Work to complete: Give the data again exactly as written, skipping any pictures.

Material:
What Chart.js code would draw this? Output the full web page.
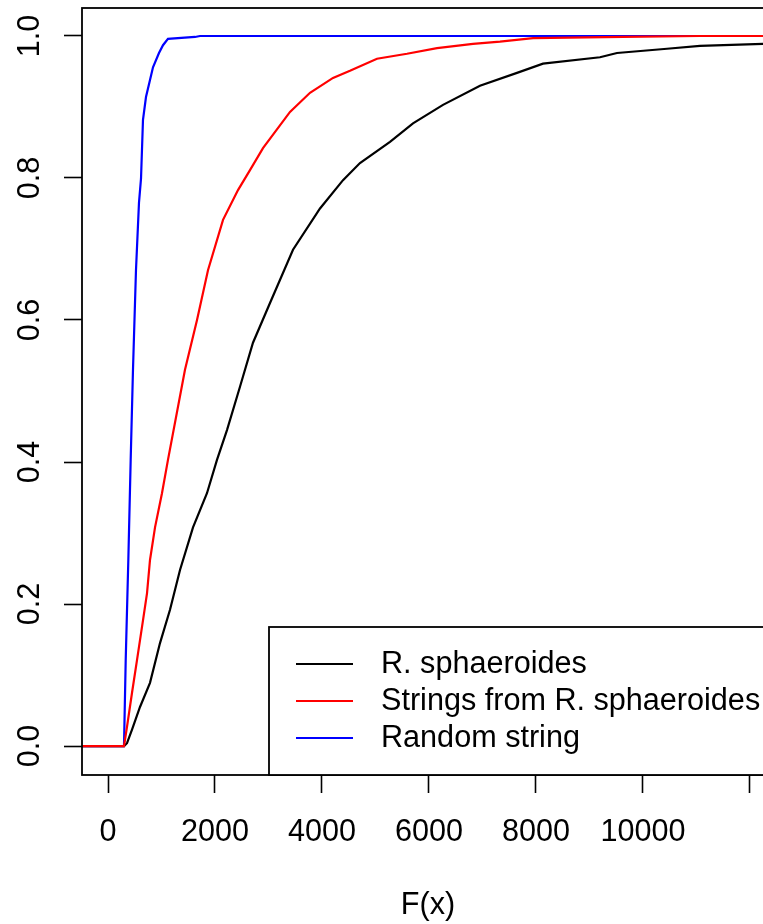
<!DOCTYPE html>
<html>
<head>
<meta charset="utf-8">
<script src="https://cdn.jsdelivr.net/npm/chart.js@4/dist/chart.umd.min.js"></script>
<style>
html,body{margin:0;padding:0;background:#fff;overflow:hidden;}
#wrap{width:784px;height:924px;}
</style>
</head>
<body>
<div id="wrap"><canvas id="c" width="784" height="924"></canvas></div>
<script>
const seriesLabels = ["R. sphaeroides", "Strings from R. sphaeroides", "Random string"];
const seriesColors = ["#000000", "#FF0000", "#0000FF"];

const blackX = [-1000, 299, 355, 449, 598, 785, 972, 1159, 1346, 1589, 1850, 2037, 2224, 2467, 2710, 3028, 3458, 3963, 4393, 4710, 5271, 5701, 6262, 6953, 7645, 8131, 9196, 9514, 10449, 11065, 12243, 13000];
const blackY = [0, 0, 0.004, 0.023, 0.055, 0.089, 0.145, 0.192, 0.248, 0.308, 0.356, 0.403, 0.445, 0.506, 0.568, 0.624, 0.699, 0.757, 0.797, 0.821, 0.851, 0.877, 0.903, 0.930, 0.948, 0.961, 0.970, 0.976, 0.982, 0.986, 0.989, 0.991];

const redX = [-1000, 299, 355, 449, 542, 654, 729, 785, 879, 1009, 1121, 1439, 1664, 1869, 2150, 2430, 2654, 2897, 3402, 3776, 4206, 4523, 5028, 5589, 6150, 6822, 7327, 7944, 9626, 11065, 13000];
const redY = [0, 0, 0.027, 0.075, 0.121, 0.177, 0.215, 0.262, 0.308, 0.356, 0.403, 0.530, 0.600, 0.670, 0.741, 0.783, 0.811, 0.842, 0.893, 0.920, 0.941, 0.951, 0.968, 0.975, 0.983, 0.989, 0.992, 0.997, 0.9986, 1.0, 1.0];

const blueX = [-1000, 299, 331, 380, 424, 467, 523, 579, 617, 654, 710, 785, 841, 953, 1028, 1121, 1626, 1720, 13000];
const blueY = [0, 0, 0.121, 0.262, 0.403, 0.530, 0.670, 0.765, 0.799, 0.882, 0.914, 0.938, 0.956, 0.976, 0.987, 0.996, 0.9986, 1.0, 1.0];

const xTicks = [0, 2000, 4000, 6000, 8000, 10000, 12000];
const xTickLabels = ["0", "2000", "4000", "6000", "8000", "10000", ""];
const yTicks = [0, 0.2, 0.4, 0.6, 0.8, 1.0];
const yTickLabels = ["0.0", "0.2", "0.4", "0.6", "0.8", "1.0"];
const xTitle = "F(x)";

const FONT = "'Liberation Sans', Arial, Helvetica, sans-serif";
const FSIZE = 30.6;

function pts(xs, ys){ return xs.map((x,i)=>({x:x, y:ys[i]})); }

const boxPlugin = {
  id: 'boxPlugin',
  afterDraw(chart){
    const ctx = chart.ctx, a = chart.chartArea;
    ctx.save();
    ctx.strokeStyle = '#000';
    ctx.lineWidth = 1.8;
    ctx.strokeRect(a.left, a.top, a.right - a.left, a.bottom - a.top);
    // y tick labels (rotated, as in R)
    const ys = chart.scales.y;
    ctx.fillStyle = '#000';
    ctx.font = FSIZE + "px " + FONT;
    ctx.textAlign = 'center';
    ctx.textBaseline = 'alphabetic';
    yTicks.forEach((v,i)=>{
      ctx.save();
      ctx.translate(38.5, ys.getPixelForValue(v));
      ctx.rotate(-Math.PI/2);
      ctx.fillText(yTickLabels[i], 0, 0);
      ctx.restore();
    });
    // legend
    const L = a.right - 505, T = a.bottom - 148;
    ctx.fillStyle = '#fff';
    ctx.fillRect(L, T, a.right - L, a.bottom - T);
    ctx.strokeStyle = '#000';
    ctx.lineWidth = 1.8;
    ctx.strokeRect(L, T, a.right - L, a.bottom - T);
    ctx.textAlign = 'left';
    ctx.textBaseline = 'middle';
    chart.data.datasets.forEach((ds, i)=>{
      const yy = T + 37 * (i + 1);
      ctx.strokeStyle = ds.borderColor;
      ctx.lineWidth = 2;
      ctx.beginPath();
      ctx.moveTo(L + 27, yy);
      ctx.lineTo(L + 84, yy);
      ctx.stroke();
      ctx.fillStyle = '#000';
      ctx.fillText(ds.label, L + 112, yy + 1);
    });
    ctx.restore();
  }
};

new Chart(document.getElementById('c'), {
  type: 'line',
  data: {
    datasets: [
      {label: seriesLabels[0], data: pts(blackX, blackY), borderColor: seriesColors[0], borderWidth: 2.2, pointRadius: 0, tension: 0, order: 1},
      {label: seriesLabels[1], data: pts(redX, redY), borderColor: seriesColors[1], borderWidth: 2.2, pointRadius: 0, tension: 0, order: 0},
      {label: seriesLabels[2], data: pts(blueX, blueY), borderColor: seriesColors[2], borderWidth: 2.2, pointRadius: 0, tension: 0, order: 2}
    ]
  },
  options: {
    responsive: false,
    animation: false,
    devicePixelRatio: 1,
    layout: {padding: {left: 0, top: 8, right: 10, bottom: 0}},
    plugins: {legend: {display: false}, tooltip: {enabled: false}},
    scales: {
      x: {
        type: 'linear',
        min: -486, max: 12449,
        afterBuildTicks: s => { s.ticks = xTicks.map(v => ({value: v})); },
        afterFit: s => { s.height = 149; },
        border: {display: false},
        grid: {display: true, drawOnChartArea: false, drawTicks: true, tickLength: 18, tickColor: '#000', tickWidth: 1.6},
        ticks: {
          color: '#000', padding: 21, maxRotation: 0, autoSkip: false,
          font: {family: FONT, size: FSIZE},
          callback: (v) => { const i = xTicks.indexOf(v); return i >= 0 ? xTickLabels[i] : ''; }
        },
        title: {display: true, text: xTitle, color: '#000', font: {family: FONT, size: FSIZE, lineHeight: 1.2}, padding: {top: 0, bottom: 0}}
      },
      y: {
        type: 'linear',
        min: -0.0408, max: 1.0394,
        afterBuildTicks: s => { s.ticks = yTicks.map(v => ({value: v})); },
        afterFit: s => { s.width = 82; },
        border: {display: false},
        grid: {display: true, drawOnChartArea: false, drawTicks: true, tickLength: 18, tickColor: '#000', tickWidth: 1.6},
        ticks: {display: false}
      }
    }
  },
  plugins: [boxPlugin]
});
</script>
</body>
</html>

Full response:
What Chart.js code would draw this? Output the full web page.
<!DOCTYPE html>
<html>
<head>
<meta charset="utf-8">
<script src="https://cdn.jsdelivr.net/npm/chart.js@4/dist/chart.umd.min.js"></script>
<style>
html,body{margin:0;padding:0;background:#fff;overflow:hidden;}
#wrap{width:784px;height:924px;}
</style>
</head>
<body>
<div id="wrap"><canvas id="c" width="784" height="924"></canvas></div>
<script>
const seriesLabels = ["R. sphaeroides", "Strings from R. sphaeroides", "Random string"];
const seriesColors = ["#000000", "#FF0000", "#0000FF"];

const blackX = [-1000, 299, 355, 449, 598, 785, 972, 1159, 1346, 1589, 1850, 2037, 2224, 2467, 2710, 3028, 3458, 3963, 4393, 4710, 5271, 5701, 6262, 6953, 7645, 8131, 9196, 9514, 10449, 11065, 12243, 13000];
const blackY = [0, 0, 0.004, 0.023, 0.055, 0.089, 0.145, 0.192, 0.248, 0.308, 0.356, 0.403, 0.445, 0.506, 0.568, 0.624, 0.699, 0.757, 0.797, 0.821, 0.851, 0.877, 0.903, 0.930, 0.948, 0.961, 0.970, 0.976, 0.982, 0.986, 0.989, 0.991];

const redX = [-1000, 299, 355, 449, 542, 654, 729, 785, 879, 1009, 1121, 1439, 1664, 1869, 2150, 2430, 2654, 2897, 3402, 3776, 4206, 4523, 5028, 5589, 6150, 6822, 7327, 7944, 9626, 11065, 13000];
const redY = [0, 0, 0.027, 0.075, 0.121, 0.177, 0.215, 0.262, 0.308, 0.356, 0.403, 0.530, 0.600, 0.670, 0.741, 0.783, 0.811, 0.842, 0.893, 0.920, 0.941, 0.951, 0.968, 0.975, 0.983, 0.989, 0.992, 0.997, 0.9986, 1.0, 1.0];

const blueX = [-1000, 299, 331, 380, 424, 467, 523, 579, 617, 654, 710, 785, 841, 953, 1028, 1121, 1626, 1720, 13000];
const blueY = [0, 0, 0.121, 0.262, 0.403, 0.530, 0.670, 0.765, 0.799, 0.882, 0.914, 0.938, 0.956, 0.976, 0.987, 0.996, 0.9986, 1.0, 1.0];

const xTicks = [0, 2000, 4000, 6000, 8000, 10000, 12000];
const xTickLabels = ["0", "2000", "4000", "6000", "8000", "10000", ""];
const yTicks = [0, 0.2, 0.4, 0.6, 0.8, 1.0];
const yTickLabels = ["0.0", "0.2", "0.4", "0.6", "0.8", "1.0"];
const xTitle = "F(x)";

const FONT = "'Liberation Sans', Arial, Helvetica, sans-serif";
const FSIZE = 30.6;

function pts(xs, ys){ return xs.map((x,i)=>({x:x, y:ys[i]})); }

const boxPlugin = {
  id: 'boxPlugin',
  afterDraw(chart){
    const ctx = chart.ctx, a = chart.chartArea;
    ctx.save();
    ctx.strokeStyle = '#000';
    ctx.lineWidth = 1.8;
    ctx.strokeRect(a.left, a.top, a.right - a.left, a.bottom - a.top);
    // y tick labels (rotated, as in R)
    const ys = chart.scales.y;
    ctx.fillStyle = '#000';
    ctx.font = FSIZE + "px " + FONT;
    ctx.textAlign = 'center';
    ctx.textBaseline = 'alphabetic';
    yTicks.forEach((v,i)=>{
      ctx.save();
      ctx.translate(38.5, ys.getPixelForValue(v));
      ctx.rotate(-Math.PI/2);
      ctx.fillText(yTickLabels[i], 0, 0);
      ctx.restore();
    });
    // legend
    const L = a.right - 505, T = a.bottom - 148;
    ctx.fillStyle = '#fff';
    ctx.fillRect(L, T, a.right - L, a.bottom - T);
    ctx.strokeStyle = '#000';
    ctx.lineWidth = 1.8;
    ctx.strokeRect(L, T, a.right - L, a.bottom - T);
    ctx.textAlign = 'left';
    ctx.textBaseline = 'middle';
    chart.data.datasets.forEach((ds, i)=>{
      const yy = T + 37 * (i + 1);
      ctx.strokeStyle = ds.borderColor;
      ctx.lineWidth = 2;
      ctx.beginPath();
      ctx.moveTo(L + 27, yy);
      ctx.lineTo(L + 84, yy);
      ctx.stroke();
      ctx.fillStyle = '#000';
      ctx.fillText(ds.label, L + 112, yy + 1);
    });
    ctx.restore();
  }
};

new Chart(document.getElementById('c'), {
  type: 'line',
  data: {
    datasets: [
      {label: seriesLabels[0], data: pts(blackX, blackY), borderColor: seriesColors[0], borderWidth: 2.2, pointRadius: 0, tension: 0, order: 1},
      {label: seriesLabels[1], data: pts(redX, redY), borderColor: seriesColors[1], borderWidth: 2.2, pointRadius: 0, tension: 0, order: 0},
      {label: seriesLabels[2], data: pts(blueX, blueY), borderColor: seriesColors[2], borderWidth: 2.2, pointRadius: 0, tension: 0, order: 2}
    ]
  },
  options: {
    responsive: false,
    animation: false,
    devicePixelRatio: 1,
    layout: {padding: {left: 0, top: 8, right: 10, bottom: 0}},
    plugins: {legend: {display: false}, tooltip: {enabled: false}},
    scales: {
      x: {
        type: 'linear',
        min: -486, max: 12449,
        afterBuildTicks: s => { s.ticks = xTicks.map(v => ({value: v})); },
        afterFit: s => { s.height = 149; },
        border: {display: false},
        grid: {display: true, drawOnChartArea: false, drawTicks: true, tickLength: 18, tickColor: '#000', tickWidth: 1.6},
        ticks: {
          color: '#000', padding: 21, maxRotation: 0, autoSkip: false,
          font: {family: FONT, size: FSIZE},
          callback: (v) => { const i = xTicks.indexOf(v); return i >= 0 ? xTickLabels[i] : ''; }
        },
        title: {display: true, text: xTitle, color: '#000', font: {family: FONT, size: FSIZE, lineHeight: 1.2}, padding: {top: 0, bottom: 0}}
      },
      y: {
        type: 'linear',
        min: -0.0408, max: 1.0394,
        afterBuildTicks: s => { s.ticks = yTicks.map(v => ({value: v})); },
        afterFit: s => { s.width = 82; },
        border: {display: false},
        grid: {display: true, drawOnChartArea: false, drawTicks: true, tickLength: 18, tickColor: '#000', tickWidth: 1.6},
        ticks: {display: false}
      }
    }
  },
  plugins: [boxPlugin]
});
</script>
</body>
</html>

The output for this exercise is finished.